Innovation?

When I´ve read the comment of Mr. Torvalds, that only ZFS is interesting for the Linux community, I was a little bit angry at first. I thought a little bit about the comment, and came to the conclusion: With a special point of view, he i correct … because the Linux community already took many of the stuff introduced by Solaris or SunOS. Or to cite a blog entry from Phil Harmann, who gave an cool presentation about “A brief history of Solaris”:

As a colleague recently pointed out it is worth considering questions like "what would Solaris be without the Linux interfaces it has adopted?" and "what would Linux be without the interfaces it has adopted from Sun?" (e.g. NFS, NIS, PAM, nsswitch.conf, ld.so.1, LD_*, /proc, doors, kernel slab allocator, ...). Wow, isn't sharing cool!
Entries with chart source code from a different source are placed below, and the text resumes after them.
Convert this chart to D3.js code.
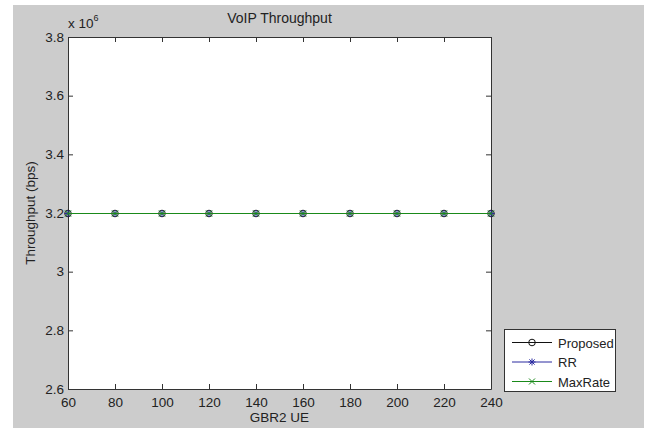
<!DOCTYPE html>
<html>
<head>
<meta charset="utf-8">
<script src="https://cdn.jsdelivr.net/npm/d3@7"></script>
<style>
  body { margin: 0; background: #fff; }
  svg text { font-family: "Liberation Sans", Arial, sans-serif; fill: #222; }
</style>
</head>
<body>
<svg id="chart" width="653" height="428"></svg>
<script>
var ue = [60, 80, 100, 120, 140, 160, 180, 200, 220, 240];
var proposed = [3.2, 3.2, 3.2, 3.2, 3.2, 3.2, 3.2, 3.2, 3.2, 3.2];
var rr = [3.2, 3.2, 3.2, 3.2, 3.2, 3.2, 3.2, 3.2, 3.2, 3.2];
var maxrate = [3.2, 3.2, 3.2, 3.2, 3.2, 3.2, 3.2, 3.2, 3.2, 3.2];
var yticks = [2.6, 2.8, 3, 3.2, 3.4, 3.6, 3.8];
var series_names = ['Proposed', 'RR', 'MaxRate'];

var svg = d3.select('#chart');
// plot box (window.top is taken, so no "top" here)
var p_left = 68, p_right = 491, p_top = 37, p_bottom = 389;
var fs = 13.5;

// grey figure background
svg.append('rect').attr('x', 13).attr('y', 5).attr('width', 631).attr('height', 423).attr('fill', '#cccccc');
svg.append('rect').attr('x', p_left).attr('y', p_top).attr('width', p_right - p_left).attr('height', p_bottom - p_top).attr('fill', '#fff');

var x = d3.scaleLinear().domain([60, 240]).range([p_left, p_right]);
var y = d3.scaleLinear().domain([2.6, 3.8]).range([p_bottom, p_top]);

var draw_axis = function(axis, tx, ty, labels) {
    var g = svg.append('g').attr('transform', 'translate(' + tx + ',' + ty + ')').call(axis);
    g.select('.domain').attr('stroke', '#333');
    g.selectAll('.tick line').attr('stroke', '#333');
    g.selectAll('.tick text').attr('font-size', fs).attr('fill', '#222');
    if (!labels) g.selectAll('.tick text').remove();
    return g;
};

draw_axis(d3.axisBottom(x).tickValues(ue).tickSizeInner(-5).tickSizeOuter(0).tickPadding(8).tickFormat(d3.format('d')), 0, p_bottom, true);
draw_axis(d3.axisTop(x).tickValues(ue).tickSizeInner(-5).tickSizeOuter(0), 0, p_top, false);
draw_axis(d3.axisLeft(y).tickValues(yticks).tickSizeInner(-5).tickSizeOuter(0).tickPadding(4).tickFormat(d3.format('')), p_left, 0, true);
draw_axis(d3.axisRight(y).tickValues(yticks).tickSizeInner(-5).tickSizeOuter(0), p_right, 0, false);

// exponent label
var ex = svg.append('text').attr('x', 68).attr('y', 28).attr('font-size', fs);
ex.append('tspan').text('x 10');
ex.append('tspan').attr('dy', -7).attr('font-size', 9).text('6');

svg.append('text').attr('x', (p_left + p_right) / 2).attr('y', 23).attr('text-anchor', 'middle').attr('font-size', 14).text('VoIP Throughput');
svg.append('text').attr('x', (p_left + p_right) / 2).attr('y', 422).attr('text-anchor', 'middle').attr('font-size', fs).text('GBR2 UE');
svg.append('text').attr('transform', 'translate(35,' + ((p_top + p_bottom) / 2) + ') rotate(-90)')
    .attr('text-anchor', 'middle').attr('font-size', fs).attr('fill', '#111').text('Throughput (bps)');

var colors = ['#111111', '#2a2aa0', '#1a8a1a'];
var draw_marker = function(g, kind, cx, cy, color) {
    if (kind == 0) {
        g.append('circle').attr('cx', cx).attr('cy', cy).attr('r', 3.3).attr('fill', 'none').attr('stroke', color).attr('stroke-width', 1);
    } else if (kind == 1) {
        var p = 'M' + (cx - 3.5) + ',' + cy + 'h7M' + cx + ',' + (cy - 3.5) + 'v7' +
                'M' + (cx - 2.6) + ',' + (cy - 2.6) + 'l5.2,5.2M' + (cx - 2.6) + ',' + (cy + 2.6) + 'l5.2,-5.2';
        g.append('path').attr('d', p).attr('stroke', color).attr('stroke-width', 1);
    } else {
        var q = 'M' + (cx - 3) + ',' + (cy - 3) + 'l6,6M' + (cx - 3) + ',' + (cy + 3) + 'l6,-6';
        g.append('path').attr('d', q).attr('stroke', color).attr('stroke-width', 1);
    }
};

var all = [proposed, rr, maxrate];
var line = d3.line().x(function(d, i) { return x(ue[i]); }).y(function(d) { return y(d) + 0.5; });
all.forEach(function(s, k) {
    var g = svg.append('g');
    g.append('path').attr('d', line(s)).attr('stroke', colors[k]).attr('stroke-width', 1).attr('fill', 'none');
    s.forEach(function(v, i) { draw_marker(g, k, x(ue[i]), y(v) + 0.5, colors[k]); });
});

// legend
var lg = svg.append('g');
lg.append('rect').attr('x', 504.5).attr('y', 329.5).attr('width', 111).attr('height', 62).attr('fill', '#fff').attr('stroke', '#333');
series_names.forEach(function(name, k) {
    var ly = 342.5 + k * 19.5;
    lg.append('line').attr('x1', 512).attr('x2', 552).attr('y1', ly).attr('y2', ly).attr('stroke', colors[k]);
    draw_marker(lg, k, 532, ly, colors[k]);
    lg.append('text').attr('x', 558).attr('y', ly + 5).attr('font-size', 13).text(name);
});
</script>
</body>
</html>
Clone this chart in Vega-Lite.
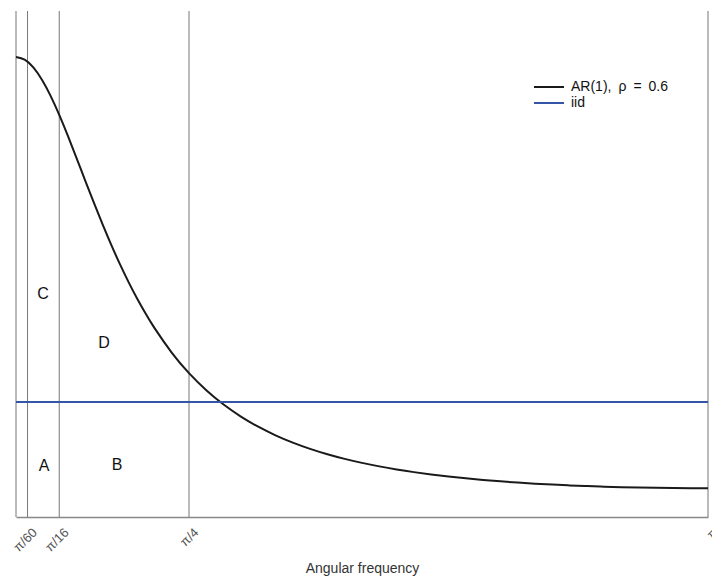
{
  "$schema": "https://vega.github.io/schema/vega-lite/v6.json",
  "width": 692,
  "height": 506,
  "autosize": {"type": "none"},
  "padding": {"left": 16, "top": 11, "right": 4, "bottom": 62},
  "background": "white",
  "config": {
    "view": {"stroke": null},
    "font": "Liberation Sans"
  },
  "datasets": {
    "curve": [
      {"w": 0.0, "v": 6.25, "s": "AR(1), ρ = 0.6"},
      {"w": 0.03927, "v": 6.2141, "s": "AR(1), ρ = 0.6"},
      {"w": 0.07854, "v": 6.1087, "s": "AR(1), ρ = 0.6"},
      {"w": 0.1178, "v": 5.9411, "s": "AR(1), ρ = 0.6"},
      {"w": 0.15708, "v": 5.7217, "s": "AR(1), ρ = 0.6"},
      {"w": 0.19635, "v": 5.4627, "s": "AR(1), ρ = 0.6"},
      {"w": 0.23562, "v": 5.1771, "s": "AR(1), ρ = 0.6"},
      {"w": 0.27489, "v": 4.8768, "s": "AR(1), ρ = 0.6"},
      {"w": 0.31416, "v": 4.5718, "s": "AR(1), ρ = 0.6"},
      {"w": 0.35343, "v": 4.2704, "s": "AR(1), ρ = 0.6"},
      {"w": 0.3927, "v": 3.9786, "s": "AR(1), ρ = 0.6"},
      {"w": 0.43197, "v": 3.7006, "s": "AR(1), ρ = 0.6"},
      {"w": 0.47124, "v": 3.4389, "s": "AR(1), ρ = 0.6"},
      {"w": 0.51051, "v": 3.1949, "s": "AR(1), ρ = 0.6"},
      {"w": 0.54978, "v": 2.9688, "s": "AR(1), ρ = 0.6"},
      {"w": 0.58905, "v": 2.7606, "s": "AR(1), ρ = 0.6"},
      {"w": 0.62832, "v": 2.5695, "s": "AR(1), ρ = 0.6"},
      {"w": 0.70686, "v": 2.2346, "s": "AR(1), ρ = 0.6"},
      {"w": 0.7854, "v": 1.9551, "s": "AR(1), ρ = 0.6"},
      {"w": 0.86394, "v": 1.7222, "s": "AR(1), ρ = 0.6"},
      {"w": 0.94248, "v": 1.5275, "s": "AR(1), ρ = 0.6"},
      {"w": 1.02102, "v": 1.3643, "s": "AR(1), ρ = 0.6"},
      {"w": 1.09956, "v": 1.2267, "s": "AR(1), ρ = 0.6"},
      {"w": 1.1781, "v": 1.1101, "s": "AR(1), ρ = 0.6"},
      {"w": 1.25664, "v": 1.0109, "s": "AR(1), ρ = 0.6"},
      {"w": 1.33518, "v": 0.926, "s": "AR(1), ρ = 0.6"},
      {"w": 1.41372, "v": 0.853, "s": "AR(1), ρ = 0.6"},
      {"w": 1.49226, "v": 0.79, "s": "AR(1), ρ = 0.6"},
      {"w": 1.5708, "v": 0.7353, "s": "AR(1), ρ = 0.6"},
      {"w": 1.64934, "v": 0.6877, "s": "AR(1), ρ = 0.6"},
      {"w": 1.72788, "v": 0.6461, "s": "AR(1), ρ = 0.6"},
      {"w": 1.80642, "v": 0.6097, "s": "AR(1), ρ = 0.6"},
      {"w": 1.88496, "v": 0.5778, "s": "AR(1), ρ = 0.6"},
      {"w": 1.9635, "v": 0.5497, "s": "AR(1), ρ = 0.6"},
      {"w": 2.04204, "v": 0.525, "s": "AR(1), ρ = 0.6"},
      {"w": 2.12058, "v": 0.5033, "s": "AR(1), ρ = 0.6"},
      {"w": 2.19911, "v": 0.4842, "s": "AR(1), ρ = 0.6"},
      {"w": 2.27765, "v": 0.4674, "s": "AR(1), ρ = 0.6"},
      {"w": 2.35619, "v": 0.4528, "s": "AR(1), ρ = 0.6"},
      {"w": 2.43473, "v": 0.44, "s": "AR(1), ρ = 0.6"},
      {"w": 2.51327, "v": 0.429, "s": "AR(1), ρ = 0.6"},
      {"w": 2.59181, "v": 0.4196, "s": "AR(1), ρ = 0.6"},
      {"w": 2.67035, "v": 0.4117, "s": "AR(1), ρ = 0.6"},
      {"w": 2.74889, "v": 0.4051, "s": "AR(1), ρ = 0.6"},
      {"w": 2.82743, "v": 0.3998, "s": "AR(1), ρ = 0.6"},
      {"w": 2.90597, "v": 0.3958, "s": "AR(1), ρ = 0.6"},
      {"w": 2.98451, "v": 0.3929, "s": "AR(1), ρ = 0.6"},
      {"w": 3.06305, "v": 0.3912, "s": "AR(1), ρ = 0.6"},
      {"w": 3.14159, "v": 0.3906, "s": "AR(1), ρ = 0.6"},
      {"w": 0.0, "v": 1.5625, "s": "iid"},
      {"w": 3.14159, "v": 1.5625, "s": "iid"}
    ],
    "vlines": [
      {"w": 0.0},
      {"w": 0.0523599},
      {"w": 0.1963495},
      {"w": 0.7853982},
      {"w": 3.1415927}
    ],
    "labels": [
      {"w": 0.1226, "v": 3.03, "t": "C"},
      {"w": 0.3995, "v": 2.36, "t": "D"},
      {"w": 0.127, "v": 0.69, "t": "A"},
      {"w": 0.4585, "v": 0.71, "t": "B"}
    ]
  },
  "encoding": {},
  "layer": [
    {
      "data": {"name": "vlines"},
      "mark": {"type": "rule", "color": "#777777", "strokeWidth": 1},
      "encoding": {
        "x": {"field": "w", "type": "quantitative", "scale": {"domain": [0, 3.1415927], "nice": false, "zero": false}}
      }
    },
    {
      "data": {"name": "curve"},
      "mark": {"type": "line", "strokeWidth": 2, "interpolate": "natural"},
      "encoding": {
        "x": {
          "field": "w",
          "type": "quantitative",
          "scale": {"domain": [0, 3.1415927], "nice": false, "zero": false},
          "axis": {
            "title": "Angular frequency",
            "titleFont": "Liberation Sans",
            "titleFontSize": 14,
            "titleFontWeight": "normal",
            "titleColor": "#333333",
            "titlePadding": 7,
            "values": [0.0523599, 0.1963495, 0.7853982, 3.1415927],
            "labelExpr": "datum.value < 0.1 ? 'π/60' : datum.value < 0.5 ? 'π/16' : datum.value < 1 ? 'π/4' : 'π'",
            "labelAngle": -45,
            "labelAlign": "right",
            "labelBaseline": "middle",
            "labelFontSize": 13,
            "labelColor": "#555555",
            "labelPadding": 13,
            "labelOffset": 7,
            "labelOverlap": false,
            "labelBound": false,
            "labelFlush": false,
            "grid": false,
            "domainColor": "#888888",
            "domainWidth": 1.5,
            "tickColor": "#777777",
            "tickSize": 0
          }
        },
        "y": {
          "field": "v",
          "type": "quantitative",
          "scale": {"domain": [0, 6.875], "nice": false},
          "axis": null
        },
        "color": {
          "field": "s",
          "type": "nominal",
          "scale": {"domain": ["AR(1), ρ = 0.6", "iid"], "range": ["#1a1a1a", "#3556a6"]},
          "legend": {
            "title": null,
            "orient": "none",
            "legendX": 516,
            "legendY": 69,
            "symbolType": "M-1,0L5,0",
            "symbolSize": 100,
            "symbolStrokeWidth": 2,
            "labelFontSize": 14,
            "labelFont": "Liberation Sans",
            "labelColor": "#111111",
            "labelOffset": 25,
            "labelExpr": "datum.label == 'iid' ? 'iid' : 'AR(1),\u2002ρ\u2002=\u20020.6'",
            "rowPadding": 2,
            "padding": 0
          }
        }
      }
    },
    {
      "data": {"name": "labels"},
      "mark": {"type": "text", "fontSize": 16, "font": "Liberation Sans", "color": "#111111", "align": "center", "baseline": "middle"},
      "encoding": {
        "x": {"field": "w", "type": "quantitative"},
        "y": {"field": "v", "type": "quantitative"},
        "text": {"field": "t"}
      }
    }
  ]
}
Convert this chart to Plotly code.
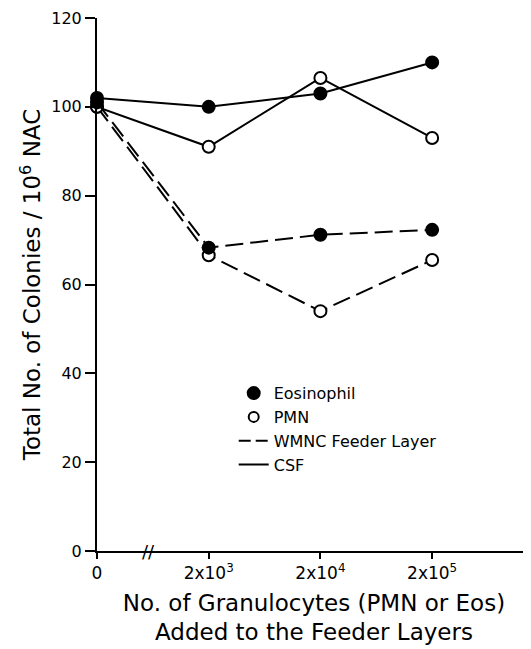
import plotly.graph_objects as go

# ---- data ----
x_labels = ["0", "2x10<sup>3</sup>", "2x10<sup>4</sup>", "2x10<sup>5</sup>"]
x_pos = [0, 1, 2, 3]
csf_eos = [102, 100, 103, 110]
csf_pmn = [100, 91, 106.5, 93]
wmnc_eos = [101, 68.3, 71.2, 72.3]
wmnc_pmn = [100, 66.6, 54, 65.5]
y_ticks = [0, 20, 40, 60, 80, 100, 120]

FONT = "DejaVu Sans"
BLACK = "black"
DASH = "18px,7px"

fig = go.Figure()

def add_series(y, dash, filled):
    fig.add_trace(go.Scatter(
        x=x_pos, y=y, mode="lines+markers", showlegend=False,
        line=dict(color=BLACK, width=2, dash=dash),
        marker=dict(symbol="circle", size=12,
                    color=BLACK if filled else "white",
                    line=dict(color=BLACK, width=2)),
        cliponaxis=False,
    ))

add_series(wmnc_pmn, DASH, False)
add_series(csf_pmn, "solid", False)
add_series(wmnc_eos, DASH, True)
add_series(csf_eos, "solid", True)

# legend-only traces
fig.add_trace(go.Scatter(x=[None], y=[None], mode="markers", name="Eosinophil",
                         marker=dict(symbol="circle", size=12, color=BLACK,
                                     line=dict(color=BLACK, width=2))))
fig.add_trace(go.Scatter(x=[None], y=[None], mode="markers", name="PMN",
                         marker=dict(symbol="circle", size=10, color="white",
                                     line=dict(color=BLACK, width=2))))
fig.add_trace(go.Scatter(x=[None], y=[None], mode="lines", name="WMNC Feeder Layer",
                         line=dict(color=BLACK, width=2, dash="12px,5px")))
fig.add_trace(go.Scatter(x=[None], y=[None], mode="lines", name="CSF",
                         line=dict(color=BLACK, width=2)))

# axis break mark
fig.add_annotation(x=0.46, y=0, xref="x", yref="y", text="//", showarrow=False,
                   font=dict(family=FONT, size=18, color=BLACK))

fig.update_layout(
    width=531, height=649,
    margin=dict(l=89, r=8, t=10, b=106),
    paper_bgcolor="white", plot_bgcolor="white",
    font=dict(family=FONT, color=BLACK, size=15),
    legend=dict(x=0.315, y=0.328, xanchor="left", yanchor="top",
                bgcolor="rgba(0,0,0,0)", font=dict(family=FONT, size=16, color=BLACK),
                tracegroupgap=0),
    xaxis=dict(
        range=[0, 3.885], tickmode="array", tickvals=x_pos, ticktext=x_labels,
        automargin=False, ticklabeloverflow="allow",
        showline=True, linecolor=BLACK, linewidth=2, showgrid=False, zeroline=False,
        ticks="outside", ticklen=6, tickwidth=2, tickcolor=BLACK,
        tickfont=dict(family=FONT, size=17, color=BLACK),
        title=dict(text="No. of Granulocytes (PMN or Eos)<br>Added to the Feeder Layers",
                   font=dict(family=FONT, size=23, color=BLACK), standoff=12),
    ),
    yaxis=dict(
        range=[0, 120], tickmode="array", tickvals=y_ticks,
        automargin=False, ticklabeloverflow="allow",
        showline=True, linecolor=BLACK, linewidth=2, showgrid=False, zeroline=False,
        ticks="outside", ticklen=10, tickwidth=2, tickcolor=BLACK,
        tickfont=dict(family=FONT, size=16, color=BLACK),
        title=dict(text="Total No. of Colonies / 10<sup>6</sup> NAC",
                   font=dict(family=FONT, size=23, color=BLACK), standoff=4),
    ),
)

fig.write_html("out.html")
In my personal opinion the Linux community shouldn´t be lauded for innovating the operating system kernel. They simply don´t do it. It´s a plain standard kernel (with dozens of schedulers, 10 different wireless stacks, 20 filesystems, dozens of drivers for actual hardware , hundreds of drivers of obsolete hardware). One of of the more important developers of Linux wrote about ZFS: “…. rampant layering violation…” Such an system can´t be innovative. There is no violation in innovation, only “better than before” or “worser than before”. Linux has to be lauded for making Unix easy. Installation, packaging and usability for new users made huge leaps forwards since Linux became a widespread system. But: You can do this without the Linux kernel, it´s the work many developers put into distributions and GUI. Look at Belenix, a Debian with a Solaris kernel. Leads me to one interesting thought game: What will happen, when the builders of distributions emancipates themself from the Linux kernel? A Solaris with the vast amount of drivers available to Linux may be an bigger threat to Linux than a Linux with ZFS to Solaris.